As much attention is paid to the cultivation of literature as can be expected in a country that is so young and whose inhabitants are obliged to apply themselves to some profession for a maintenance. Dr. Ramsey is about to extend his History to the whole Revolution. A Mr. O’Connor, from Ireland, is going through the States to obtain subscriptions for a work of a similar kind, which he asserts, he is on the point of publishing. I have not learnt that any copies of Dr. Gordon’s have reached America; though he wrote to Genl. Washington some time ago, that the 2nd volume was in the press. Mr. Warville, I conclude, is collecting materials for some work relative to America, he was here a few days ago.

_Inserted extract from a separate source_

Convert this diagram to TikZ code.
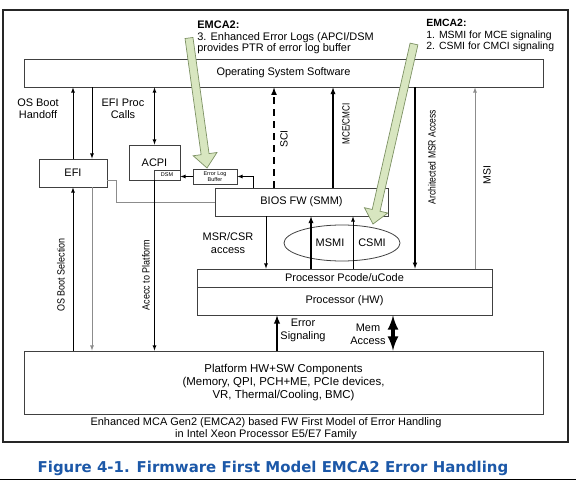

I have not yet had the pleasure of seeing Mr. Mazzei’s Researches but have heard a good account of their merits. To him, to Mr. Short, and all my particular acquaintances I wish to be remembered with cordiality. I beg my compliments may be given to Miss Jefferson, and that you will ever believe me with the sincerest gratitude & unalterable friendship Dear Sir Your much obliged & very Humble Servant,
RC (DLC); endorsed. Below the endorsement TJ wrote: “June 5. 86. only one I have recd.” Recorded in SJL as received 4 Feb. 1789. See TJ to Humphreys, 18 Mch. 1789.